Wordsmith

Bliss is not ignorance.
Nor is it out of reach.

*

Lately I find myself lost and adrift. Focus-less. My imagination is a slippery fish; an impossible customer; a comatose painter; a crazed, deaf psychopath.

My genius is buried. I’ve worked on projects, yes. Written copy, munched short stories, taken down poem-moments, shot the breeze with birds, sorted out my taxes and grown weary. Weary of work, weary of spark, weary of both world and the job lot of Humanity itself.

The fathomlessness of the the universe lacks the fairydust of fascination. Every myth drained of power, now nothing but a warning against capriciousness and greed. Like Cinderella, I am encapsulated whole by my own innocence, screaming silently from within the crystalline past. A mime, completely captured. A native’s soul squashed onto film.

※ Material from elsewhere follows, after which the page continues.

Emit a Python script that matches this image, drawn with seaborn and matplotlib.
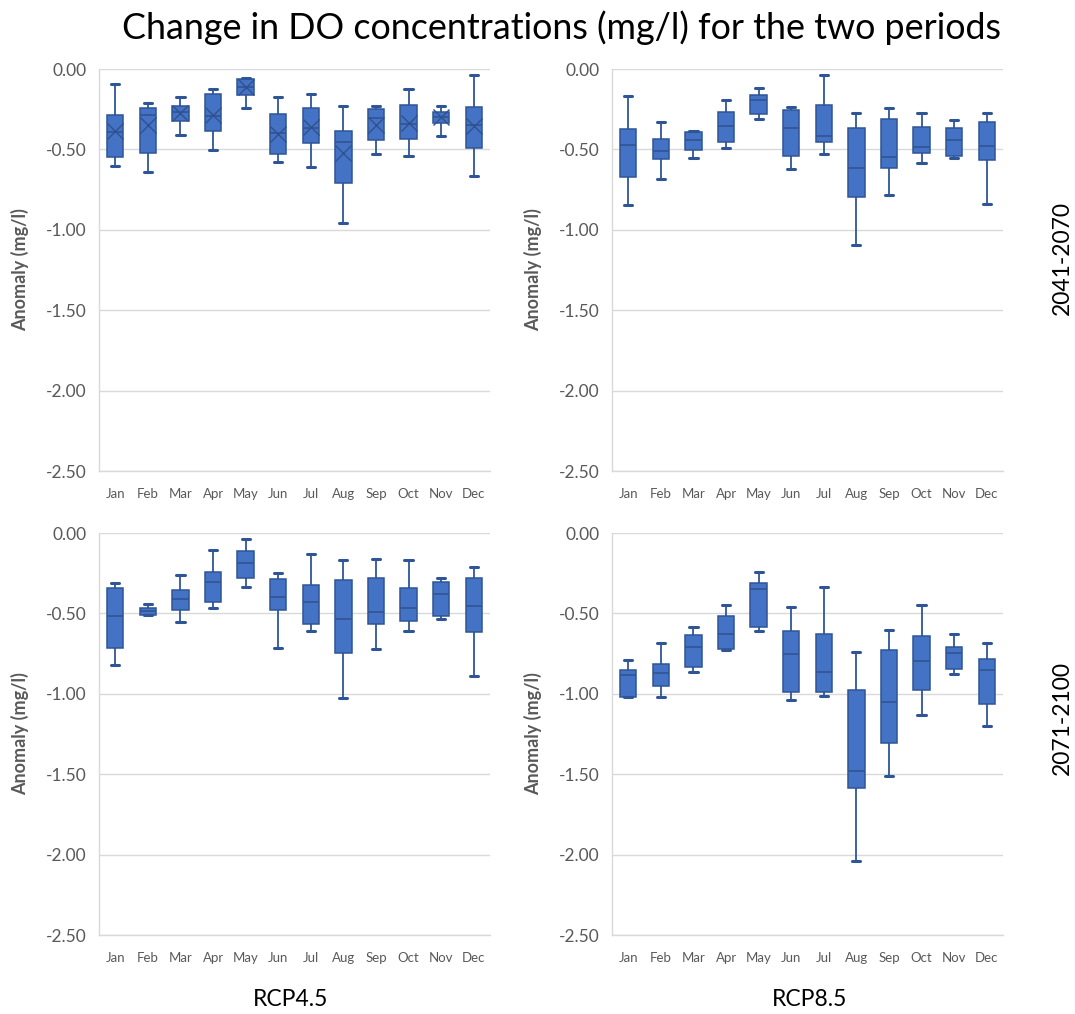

Perhaps I have no soul left. Perhaps that remains to be seen.

*

Enter — dreadlocked and wild like some village mystic — the storyteller: tramping each day the length and breadth of our common, pavemented paradise and praying that some karmic impulse might take her for its own (I never could resist a story).

I talk to plants. Words drip off my tongue like water, ripening strawberries to a deep, juicy red. Animals follow me for miles after chance, investigatory meetings. I’ve been known to pull notebooks out of a Marks & Spencer’s hedge while exchanging pleasantries with an errant blackbird.

Sometimes I stop dead in the street: frozen. Statuesque. Listening.

I traveled the world in search of true meaning, spending years studying to discover the ‘whys’ of the universe. After all that, you might expect I’d have an enriching secret to share, but it is only this: our common creative heritage pays homage to impartial truths, expressing all the questions and answers we so hastily narrow down to bullet-points and books.

There is a vastness to share, an extra-dimensional universe. . . so many things to transform. To change.

Ancient powers are at work here, in the midst of our beggared youth, our obelisks to acquisition, our dizzy pin-point politics. Every day they go unnoticed — but not always.